On December 23, 2020, the U.S. President's Working Group on Financial Markets ("PWG") released a statement (the "Statement") providing an initial assessment on certain key regulatory and supervisory considerations for parties participating in significant digital asset arrangements that are designed to maintain a stable value relative to an identified fiat currency ("stablecoins").1 The Statement focuses on stablecoins having a nexus with the United States that are intended primarily for retail payments use. In this blogpost, we examine and summarize some of the key elements of the Statement.
The Statement begins with a supportive position encouraging responsible payments innovation.
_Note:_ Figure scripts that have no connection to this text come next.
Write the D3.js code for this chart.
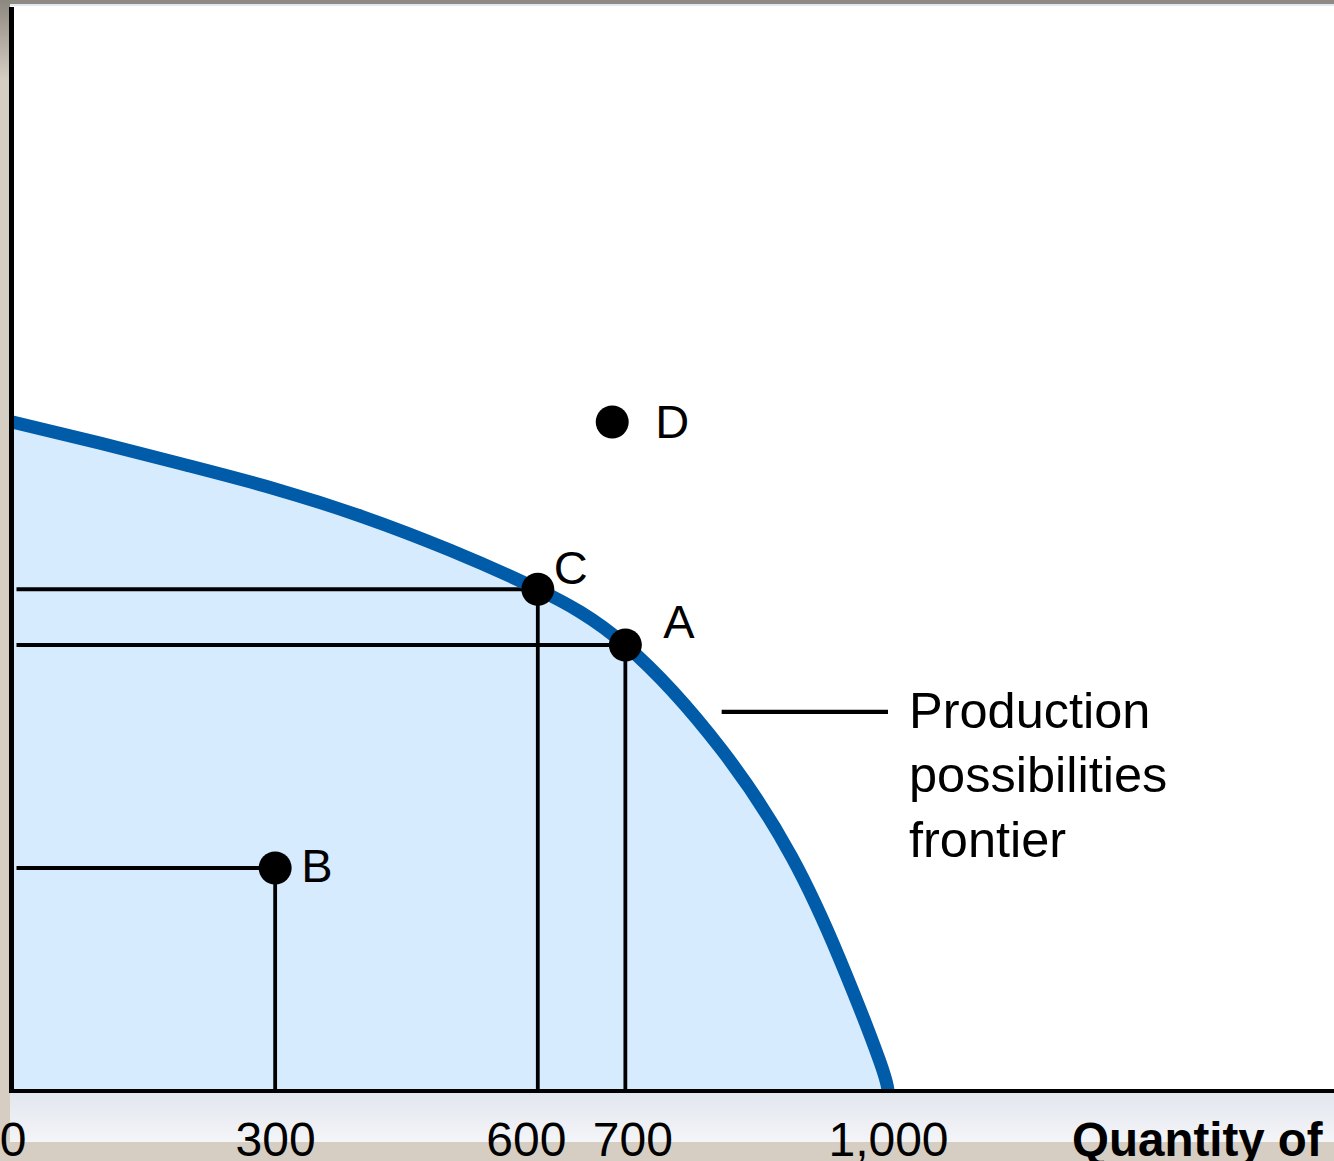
<!DOCTYPE html>
<html>
<head>
<meta charset="utf-8">
<script src="https://cdn.jsdelivr.net/npm/d3@7"></script>
<style>
  html, body { margin: 0; padding: 0; background: #ffffff; overflow: hidden; }
  svg { display: block; }
  text { font-family: "Liberation Sans", Arial, Helvetica, sans-serif; fill: #000; }
</style>
</head>
<body>
<svg id="chart" width="1334" height="1161"></svg>
<script>
// Horizontal-axis ticks
const xTicks = [0, 300, 600, 700, 1000];

// Production possibilities frontier (horizontal quantity, vertical quantity)
const frontierX = [0, 100, 200, 300, 400, 500, 600, 700, 810, 890, 945, 990, 1000];
const frontierY = [600, 581, 561, 540, 515, 485, 450, 400, 306, 210, 118, 28, 0];

// Labelled production combinations
const pointNames = ["A", "B", "C", "D"];
const pointX = [700, 300, 600, 685];
const pointY = [400, 200, 450, 600];
// combinations that get guide lines to both axes
const guidedPoints = ["A", "B", "C"];

// Callout for the frontier
const calloutLines = ["Production", "possibilities", "frontier"];
const calloutFromX = 810, calloutToX = 1000, calloutAtY = 340;

const axisTitle = "Quantity of";

// ---- layout ----
const W = 1334, H = 1161;
const svg = d3.select("#chart");

const x = d3.scaleLinear().domain([0, 1000]).range([12.5, 888]);
const y = d3.scaleLinear().domain([0, 600]).range([1091, 422]);

const BLUE = "#005ca9";
const FILL = "#d6ebfd";

// page frame around the plot
const defs = svg.append("defs");
const bandGrad = defs.append("linearGradient")
  .attr("id", "bandGrad").attr("x1", 0).attr("y1", 0).attr("x2", 0).attr("y2", 1);
bandGrad.append("stop").attr("offset", "0%").attr("stop-color", "#e2e6ee");
bandGrad.append("stop").attr("offset", "100%").attr("stop-color", "#f4f5f8");
const topGrad = defs.append("linearGradient")
  .attr("id", "topGrad").attr("x1", 0).attr("y1", 0).attr("x2", 0).attr("y2", 1);
topGrad.append("stop").attr("offset", "0%").attr("stop-color", "#8c877f");
topGrad.append("stop").attr("offset", "100%").attr("stop-color", "#d6cec3");

svg.append("rect").attr("x", 0).attr("y", 0).attr("width", W).attr("height", H).attr("fill", "#d6cec3");
svg.append("rect").attr("x", 0).attr("y", 0).attr("width", 10).attr("height", 80).attr("fill", "url(#topGrad)");
svg.append("rect").attr("x", 10).attr("y", 0).attr("width", W - 10).attr("height", 5).attr("fill", "#8f8a83");
svg.append("rect").attr("x", 10).attr("y", 4).attr("width", W - 10).attr("height", 3).attr("fill", "#e3e7ee");
svg.append("rect").attr("x", 10).attr("y", 6).attr("width", W - 10).attr("height", 1087).attr("fill", "#ffffff");
svg.append("rect").attr("x", 10).attr("y", 1093).attr("width", W - 10).attr("height", 49).attr("fill", "url(#bandGrad)");

// frontier data as pairs
const frontier = frontierX.map((d, i) => ({ q1: d, q2: frontierY[i] }));
const points = pointNames.map((n, i) => ({ name: n, q1: pointX[i], q2: pointY[i] }));

const curve = d3.curveNatural;

// attainable region under the frontier
svg.append("path")
  .datum(frontier)
  .attr("d", d3.area().curve(curve)
    .x(d => x(d.q1)).y0(y(0)).y1(d => y(d.q2)))
  .attr("fill", FILL);

// guide lines from each combination to both axes
const guides = svg.append("g").attr("stroke", "#000").attr("stroke-width", 3.8);
points.filter(p => guidedPoints.includes(p.name)).forEach(p => {
  guides.append("line")
    .attr("x1", x(0) + 4).attr("x2", x(p.q1))
    .attr("y1", y(p.q2)).attr("y2", y(p.q2));
  guides.append("line")
    .attr("x1", x(p.q1)).attr("x2", x(p.q1))
    .attr("y1", y(p.q2)).attr("y2", y(0));
});

// the frontier itself
svg.append("path")
  .datum(frontier)
  .attr("d", d3.line().curve(curve).x(d => x(d.q1)).y(d => y(d.q2)))
  .attr("fill", "none")
  .attr("stroke", BLUE)
  .attr("stroke-width", 13);

// callout leader and text
svg.append("line")
  .attr("x1", x(calloutFromX)).attr("x2", x(calloutToX))
  .attr("y1", y(calloutAtY)).attr("y2", y(calloutAtY))
  .attr("stroke", "#000").attr("stroke-width", 4.2);
svg.append("g").selectAll("text")
  .data(calloutLines)
  .join("text")
  .attr("x", x(calloutToX) + 21)
  .attr("y", (d, i) => y(calloutAtY) + 16 + i * 64.5)
  .attr("font-size", 50.5)
  .text(d => d);

// combination markers
svg.append("g").selectAll("circle")
  .data(points)
  .join("circle")
  .attr("cx", d => x(d.q1)).attr("cy", d => y(d.q2))
  .attr("r", 16.5)
  .attr("fill", "#000");

// letter placement relative to each marker
const letterOffset = { A: [38, -7], B: [26, 14], C: [16, -5], D: [43, 16] };
svg.append("g").selectAll("text")
  .data(points)
  .join("text")
  .attr("x", d => x(d.q1) + letterOffset[d.name][0])
  .attr("y", d => y(d.q2) + letterOffset[d.name][1])
  .attr("font-size", 47)
  .text(d => d.name);

// axes
svg.append("line")
  .attr("x1", 11.5).attr("x2", 11.5).attr("y1", 7).attr("y2", y(0) + 2)
  .attr("stroke", "#000").attr("stroke-width", 5);
svg.append("line")
  .attr("x1", 9).attr("x2", W).attr("y1", y(0)).attr("y2", y(0))
  .attr("stroke", "#000").attr("stroke-width", 4);

// crowded tick labels are spread apart slightly
const tickNudge = { 600: -12, 700: 7 };
const xAxis = svg.append("g")
  .attr("transform", `translate(0,${y(0)})`)
  .call(d3.axisBottom(x).tickValues(xTicks).tickSize(0).tickPadding(31)
    .tickFormat(d3.format(",")));
xAxis.select(".domain").remove();
xAxis.selectAll("text")
  .attr("font-size", 48)
  .attr("font-family", "'Liberation Sans', Arial, Helvetica, sans-serif")
  .attr("fill", "#000")
  .attr("dx", d => tickNudge[d] || 0);

svg.append("text")
  .attr("x", 1072).attr("y", 1156)
  .attr("font-size", 47.5).attr("font-weight", "bold")
  .text(axisTitle);
</script>
</body>
</html>
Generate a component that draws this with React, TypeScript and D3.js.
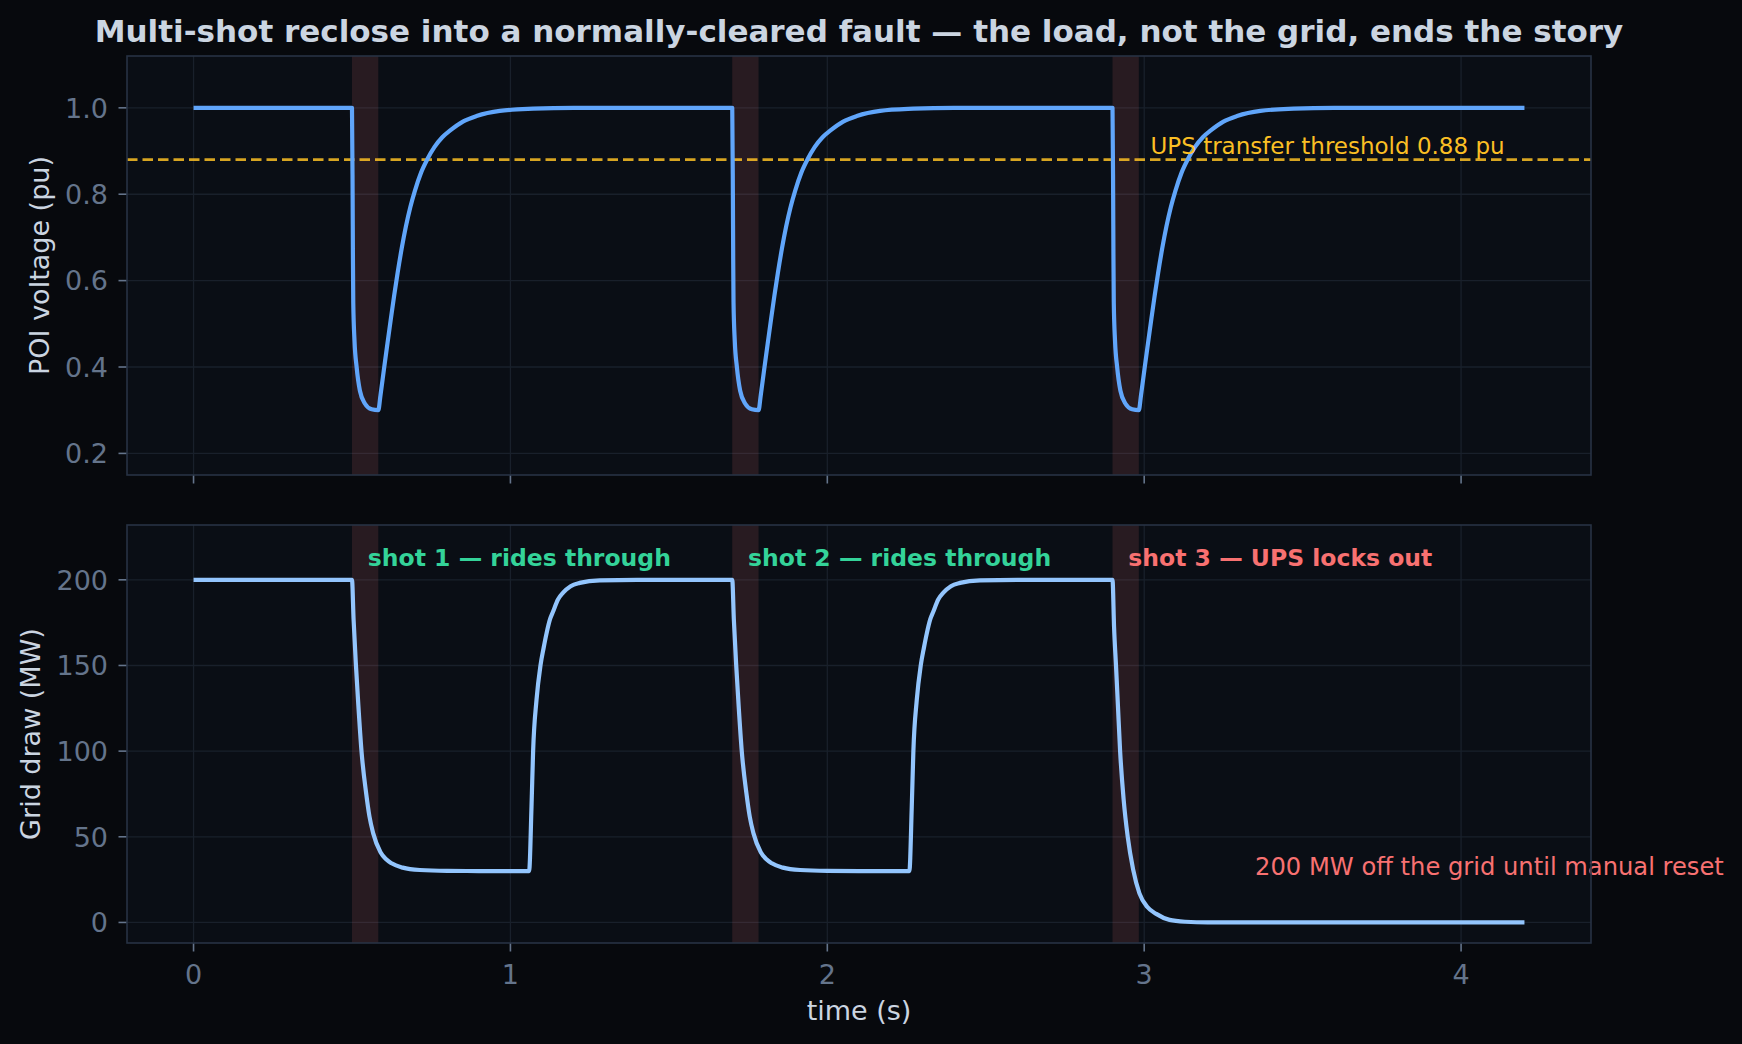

While recognizing the potential of digital payments to improve efficiencies, increase competition, lower costs and foster broader financial inclusion, the Statement notes the importance of the responsible design and operation of such innovations in manners that appropriately manage risk and maintain the stability of financial and monetary systems. The Statement also asserts that U.S. authorities will continue to assess the technological and market landscape as well as the regulatory framework for oversight of stablecoin arrangements to ensure responsible innovation while addressing risks to the financial system. Furthermore, the Statement suggests that authorities in the U.S. will pursue international collaboration, explore ways to strengthen information sharing across sectors and jurisdictions and engage in cooperative oversight arrangements.
Stablecoin Compliance Requirements
The Statement emphasizes the need for stablecoin arrangements to comply with the applicable US legal, regulatory and oversight requirements, noting the importance of risk consideration and management with respect to all stakeholders, particularly in stablecoin arrangements with greater potential scale, complexity and interconnectedness. Furthermore, a stablecoin arrangement will be expected to abide by the same requirements as arrangements performing the same functions or activities, and posing the same risks as the given stablecoin arrangement. Both a stablecoin's design and other factors could render the stablecoin a "security", "commodity" or "derivative", which will cause the stablecoin to be governed by U.S. securities laws, and/or the Commodity Exchange Act.2
The Statement also notes that stablecoin participants must meet applicable anti-money laundering ("AML") and sanctions legislation obligations. Similarly to Canada, such obligations in the U.S. include, but are not limited to, various registration, record-keeping and reporting requirements, and requirements to develop, implement and maintain AML and risk-based sanctions compliance programs.
Retail Payments Stablecoins
Where a stablecoin is predominantly used for retail payments and is adopted at a significant scale, the Statement notes that additional safeguards may be required. In the case of such stablecoins, the PWG encourages participants to align with seven key principles in the design, functionality, transactions and risk management:
- Financial Stability: This includes the integration of appropriate systems, controls and practices for risk management, including the safeguarding of reserve assets. The Statement includes guidelines for strong reserve management practices and for U.S. dollar-backed stablecoins.
- End User Protection This includes the provision of enforceable claims by holders against the issuer or reserve assets to exchange their stablecoins for the underlying fiat currency, as well as the disclosure of such right to the stablecoin holder. The Statement includes guidance for claims procedure risk mitigation, disclosure and error resolution processes.
- Market Integrity: This includes meeting AML and sanctions obligations, such as conducting identification and risk assessment of customers, transaction monitoring, records-provision to authorized parties, reporting of suspicious activity and screening for sanctions obligations.
- Operational Resilience: Stablecoin arrangements should ensure a high degree of security, operational reliability, which includes cybersecurity, business continuity management, adequate and scalable capacity, as well as data collection, storage and safeguarding mechanisms.
- Well-Functioning Payments and Trading Markets: This includes data management and safeguarding systems as well as reliable systems for the recording, retention and reporting of real-time data for dissemination to market participants.
- Macroeconomic and International Monetary Stability: This includes not undermining the domestic fiat currency, and, in the U.S., additional limitations on certain stablecoins.
- Comprehensive, Cross-Border Supervision: In cases where the stablecoin arrangement operates in multiple jurisdictions, the provision of necessary information and documentation to all relevant national authorities.
A number of these principles are similar to those set out in the Bank for International Settlements' report on stablecoins (the "BIS Report").
This guidance from the U.S. will be relevant to stablecoins having a nexus to the United States, such as, for example, stablecoins listed on any U.S. exchanges. Furthermore, similar regulatory considerations, including the need to ensure compliance with Canadian AML laws, sanctions laws and securities laws, will also apply in the Canadian context. Like in the U.S., Canadian stablecoins being used in the context of financial market infrastructures (such as for retail payments) may also trigger additional considerations and be subject to additional requirements. The guidance set out in the Statement may be instructive in this regard, particularly as, as noted both in the Statement and the BIS Report, there may be a need for further international collaboration and cross-border coordination going forward in this area.
1. The PWG Statement defines a "stablecoin arrangement" to include both the stablecoin, as well as the infrastructure and entities involved in developing, offering, trading, administering or redeeming the stablecoin.
2. Commodity Exchange Act of 1936 (US).